SET EXERCISE =>
Your task is to give the listing below back word for word, pictures excluded.

** BEGIN SUPPLIED INFORMATION **

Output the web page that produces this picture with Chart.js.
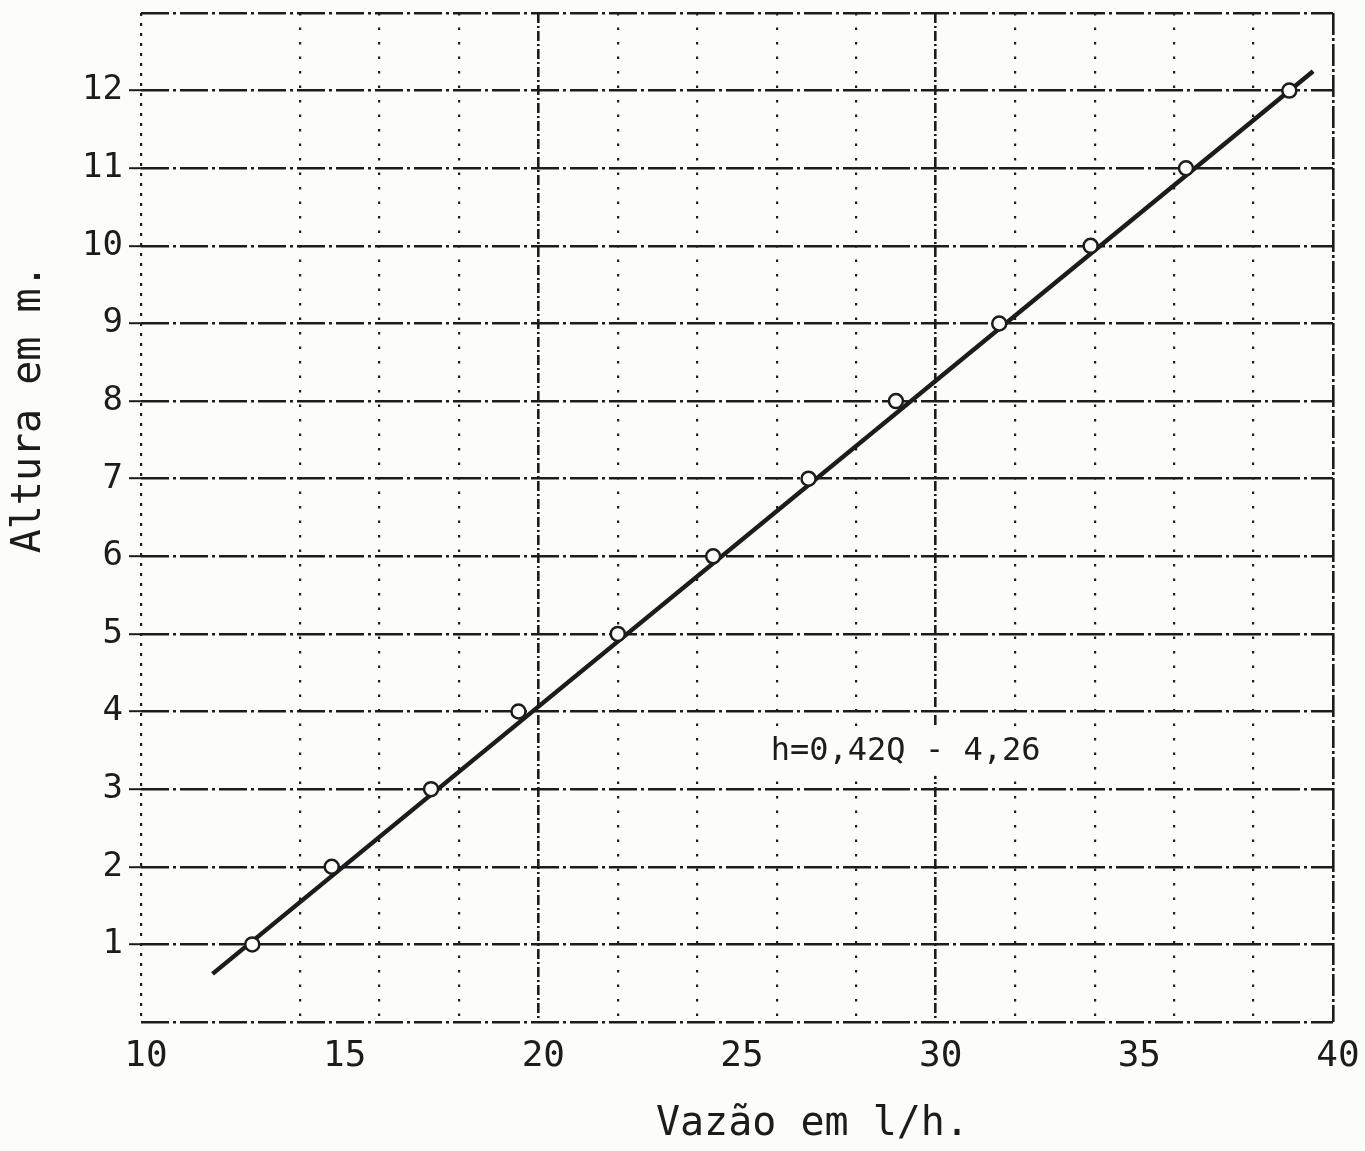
<!DOCTYPE html>
<html>
<head>
<meta charset="utf-8">
<script src="https://cdn.jsdelivr.net/npm/chart.js@4.4.1/dist/chart.umd.min.js"></script>
<style>
  html, body { margin: 0; padding: 0; background: #fcfcf8; }
  #wrap { width: 1365px; height: 1151px; position: relative; }
</style>
</head>
<body>
<div id="wrap"><canvas id="alturaChart"></canvas></div>
<script>
// pontos medidos (vazao l/h, altura m)
const vazaoPontos = [12.8, 14.8, 17.3, 19.5, 22.0, 24.4, 26.8, 29.0, 31.6, 33.9, 36.3, 38.9];
const alturaPontos = [1, 2, 3, 4, 5, 6, 7, 8, 9, 10, 11, 12];

// reta ajustada, extremos
const retaVazao = [11.8, 39.5];
const retaAltura = [0.62, 12.25];

const xTickLabels = [10, 15, 20, 25, 30, 35, 40];
const xGridLines = [10, 14, 16, 18, 20, 22, 24, 26, 28, 30, 32, 34, 36, 38, 40];
const yTicks = [0, 1, 2, 3, 4, 5, 6, 7, 8, 9, 10, 11, 12, 13];
const yTickLabels = [1, 2, 3, 4, 5, 6, 7, 8, 9, 10, 11, 12];

const equacao = 'h=0,42Q - 4,26';
const tituloX = 'Vazão em l/h.';
const tituloY = 'Altura em m.';

(function () {
  const INK = '#1c1c1c';
  const PAPER = '#fcfcf8';
  const MONO = '"DejaVu Sans Mono", monospace';

  const canvas = document.getElementById('alturaChart');

  const textos = {
    id: 'textos',
    beforeDraw(chart) {
      const ctx = chart.ctx;
      ctx.save();
      ctx.fillStyle = PAPER;
      ctx.fillRect(0, 0, chart.width, chart.height);
      ctx.restore();
    },
    afterDraw(chart) {
      const ctx = chart.ctx;
      const xs = chart.scales.x;
      const ys = chart.scales.y;
      ctx.save();

      // equacao, com fundo limpo por baixo
      ctx.font = '32px ' + MONO;
      ctx.textAlign = 'left';
      ctx.textBaseline = 'middle';
      const ex = xs.getPixelForValue(25.85);
      const ey = ys.getPixelForValue(3.48);
      const ew = ctx.measureText(equacao).width;
      ctx.fillStyle = PAPER;
      ctx.fillRect(ex - 6, ey - 24, ew + 12, 48);
      ctx.fillStyle = INK;
      ctx.fillText(equacao, ex, ey);

      // titulo x
      ctx.font = '40px ' + MONO;
      ctx.textAlign = 'center';
      ctx.fillText(tituloX, xs.getPixelForValue(26.9), chart.height - 26);

      // titulo y
      ctx.translate(30, ys.getPixelForValue(7.9));
      ctx.rotate(-Math.PI / 2);
      ctx.fillText(tituloY, 0, 0);
      ctx.restore();
    }
  };

  function xDash(ctx) {
    const v = ctx.tick ? ctx.tick.value : null;
    if (v === 10) return [3, 7];
    if (v === 20 || v === 30) return [10, 3, 2, 3];
    if (v === 40) return [22, 3, 3, 3];
    return [2.5, 12];
  }

  new Chart(canvas, {
    type: 'scatter',
    data: {
      datasets: [
        {
          label: 'Pontos',
          data: vazaoPontos.map((q, i) => ({ x: q, y: alturaPontos[i] })),
          pointRadius: 7,
          pointHoverRadius: 7,
          pointBorderWidth: 2.5,
          borderColor: INK,
          backgroundColor: PAPER,
          showLine: false
        },
        {
          label: 'Reta',
          data: retaVazao.map((q, i) => ({ x: q, y: retaAltura[i] })),
          showLine: true,
          borderColor: INK,
          borderWidth: 4.5,
          pointRadius: 0,
          fill: false
        }
      ]
    },
    options: {
      responsive: true,
      maintainAspectRatio: false,
      animation: false,
      events: [],
      layout: { padding: { top: 13, right: 32, left: 0, bottom: 0 } },
      plugins: {
        legend: { display: false },
        tooltip: { enabled: false }
      },
      scales: {
        x: {
          type: 'linear',
          min: 10,
          max: 40,
          afterBuildTicks(scale) {
            const vals = Array.from(new Set(xGridLines.concat(xTickLabels))).sort((a, b) => a - b);
            scale.ticks = vals.map(v => ({ value: v }));
          },
          afterFit(scale) {
            scale.height = 129;
            scale.paddingLeft = 0;
            scale.paddingRight = 0;
          },
          border: { display: false, dash: xDash },
          grid: {
            drawTicks: false,
            lineWidth: ctx => (ctx.tick && (ctx.tick.value === 20 || ctx.tick.value === 30 || ctx.tick.value === 40)) ? 2.6 : 2.2,
            color: ctx => (ctx.tick && xGridLines.includes(ctx.tick.value)) ? INK : 'rgba(0,0,0,0)'
          },
          ticks: {
            autoSkip: false,
            maxRotation: 0,
            padding: 13,
            labelOffset: 5,
            color: INK,
            font: { family: MONO, size: 36 },
            callback(value) {
              return xTickLabels.includes(value) ? String(value) : '';
            }
          }
        },
        y: {
          type: 'linear',
          min: 0,
          max: 13,
          afterBuildTicks(scale) {
            scale.ticks = yTicks.map(v => ({ value: v }));
          },
          afterFit(scale) {
            scale.width = 141;
            scale.paddingTop = 0;
            scale.paddingBottom = 0;
          },
          border: { display: false, dash: [28, 4, 3, 4] },
          grid: {
            drawTicks: true,
            tickLength: 12,
            tickWidth: 2,
            tickBorderDash: [],
            tickColor: ctx => (ctx.tick && yTickLabels.includes(ctx.tick.value)) ? INK : 'rgba(0,0,0,0)',
            lineWidth: 2.4,
            color: INK
          },
          ticks: {
            autoSkip: false,
            padding: 6,
            color: INK,
            font: { family: MONO, size: 34 },
            callback(value) {
              return yTickLabels.includes(value) ? String(value) : '';
            }
          }
        }
      }
    },
    plugins: [textos]
  });
})();
</script>
</body>
</html>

** END SUPPLIED INFORMATION **

TASK OUTPUT =>
Output the web page that produces this picture with Chart.js.
<!DOCTYPE html>
<html>
<head>
<meta charset="utf-8">
<script src="https://cdn.jsdelivr.net/npm/chart.js@4.4.1/dist/chart.umd.min.js"></script>
<style>
  html, body { margin: 0; padding: 0; background: #fcfcf8; }
  #wrap { width: 1365px; height: 1151px; position: relative; }
</style>
</head>
<body>
<div id="wrap"><canvas id="alturaChart"></canvas></div>
<script>
// pontos medidos (vazao l/h, altura m)
const vazaoPontos = [12.8, 14.8, 17.3, 19.5, 22.0, 24.4, 26.8, 29.0, 31.6, 33.9, 36.3, 38.9];
const alturaPontos = [1, 2, 3, 4, 5, 6, 7, 8, 9, 10, 11, 12];

// reta ajustada, extremos
const retaVazao = [11.8, 39.5];
const retaAltura = [0.62, 12.25];

const xTickLabels = [10, 15, 20, 25, 30, 35, 40];
const xGridLines = [10, 14, 16, 18, 20, 22, 24, 26, 28, 30, 32, 34, 36, 38, 40];
const yTicks = [0, 1, 2, 3, 4, 5, 6, 7, 8, 9, 10, 11, 12, 13];
const yTickLabels = [1, 2, 3, 4, 5, 6, 7, 8, 9, 10, 11, 12];

const equacao = 'h=0,42Q - 4,26';
const tituloX = 'Vazão em l/h.';
const tituloY = 'Altura em m.';

(function () {
  const INK = '#1c1c1c';
  const PAPER = '#fcfcf8';
  const MONO = '"DejaVu Sans Mono", monospace';

  const canvas = document.getElementById('alturaChart');

  const textos = {
    id: 'textos',
    beforeDraw(chart) {
      const ctx = chart.ctx;
      ctx.save();
      ctx.fillStyle = PAPER;
      ctx.fillRect(0, 0, chart.width, chart.height);
      ctx.restore();
    },
    afterDraw(chart) {
      const ctx = chart.ctx;
      const xs = chart.scales.x;
      const ys = chart.scales.y;
      ctx.save();

      // equacao, com fundo limpo por baixo
      ctx.font = '32px ' + MONO;
      ctx.textAlign = 'left';
      ctx.textBaseline = 'middle';
      const ex = xs.getPixelForValue(25.85);
      const ey = ys.getPixelForValue(3.48);
      const ew = ctx.measureText(equacao).width;
      ctx.fillStyle = PAPER;
      ctx.fillRect(ex - 6, ey - 24, ew + 12, 48);
      ctx.fillStyle = INK;
      ctx.fillText(equacao, ex, ey);

      // titulo x
      ctx.font = '40px ' + MONO;
      ctx.textAlign = 'center';
      ctx.fillText(tituloX, xs.getPixelForValue(26.9), chart.height - 26);

      // titulo y
      ctx.translate(30, ys.getPixelForValue(7.9));
      ctx.rotate(-Math.PI / 2);
      ctx.fillText(tituloY, 0, 0);
      ctx.restore();
    }
  };

  function xDash(ctx) {
    const v = ctx.tick ? ctx.tick.value : null;
    if (v === 10) return [3, 7];
    if (v === 20 || v === 30) return [10, 3, 2, 3];
    if (v === 40) return [22, 3, 3, 3];
    return [2.5, 12];
  }

  new Chart(canvas, {
    type: 'scatter',
    data: {
      datasets: [
        {
          label: 'Pontos',
          data: vazaoPontos.map((q, i) => ({ x: q, y: alturaPontos[i] })),
          pointRadius: 7,
          pointHoverRadius: 7,
          pointBorderWidth: 2.5,
          borderColor: INK,
          backgroundColor: PAPER,
          showLine: false
        },
        {
          label: 'Reta',
          data: retaVazao.map((q, i) => ({ x: q, y: retaAltura[i] })),
          showLine: true,
          borderColor: INK,
          borderWidth: 4.5,
          pointRadius: 0,
          fill: false
        }
      ]
    },
    options: {
      responsive: true,
      maintainAspectRatio: false,
      animation: false,
      events: [],
      layout: { padding: { top: 13, right: 32, left: 0, bottom: 0 } },
      plugins: {
        legend: { display: false },
        tooltip: { enabled: false }
      },
      scales: {
        x: {
          type: 'linear',
          min: 10,
          max: 40,
          afterBuildTicks(scale) {
            const vals = Array.from(new Set(xGridLines.concat(xTickLabels))).sort((a, b) => a - b);
            scale.ticks = vals.map(v => ({ value: v }));
          },
          afterFit(scale) {
            scale.height = 129;
            scale.paddingLeft = 0;
            scale.paddingRight = 0;
          },
          border: { display: false, dash: xDash },
          grid: {
            drawTicks: false,
            lineWidth: ctx => (ctx.tick && (ctx.tick.value === 20 || ctx.tick.value === 30 || ctx.tick.value === 40)) ? 2.6 : 2.2,
            color: ctx => (ctx.tick && xGridLines.includes(ctx.tick.value)) ? INK : 'rgba(0,0,0,0)'
          },
          ticks: {
            autoSkip: false,
            maxRotation: 0,
            padding: 13,
            labelOffset: 5,
            color: INK,
            font: { family: MONO, size: 36 },
            callback(value) {
              return xTickLabels.includes(value) ? String(value) : '';
            }
          }
        },
        y: {
          type: 'linear',
          min: 0,
          max: 13,
          afterBuildTicks(scale) {
            scale.ticks = yTicks.map(v => ({ value: v }));
          },
          afterFit(scale) {
            scale.width = 141;
            scale.paddingTop = 0;
            scale.paddingBottom = 0;
          },
          border: { display: false, dash: [28, 4, 3, 4] },
          grid: {
            drawTicks: true,
            tickLength: 12,
            tickWidth: 2,
            tickBorderDash: [],
            tickColor: ctx => (ctx.tick && yTickLabels.includes(ctx.tick.value)) ? INK : 'rgba(0,0,0,0)',
            lineWidth: 2.4,
            color: INK
          },
          ticks: {
            autoSkip: false,
            padding: 6,
            color: INK,
            font: { family: MONO, size: 34 },
            callback(value) {
              return yTickLabels.includes(value) ? String(value) : '';
            }
          }
        }
      }
    },
    plugins: [textos]
  });
})();
</script>
</body>
</html>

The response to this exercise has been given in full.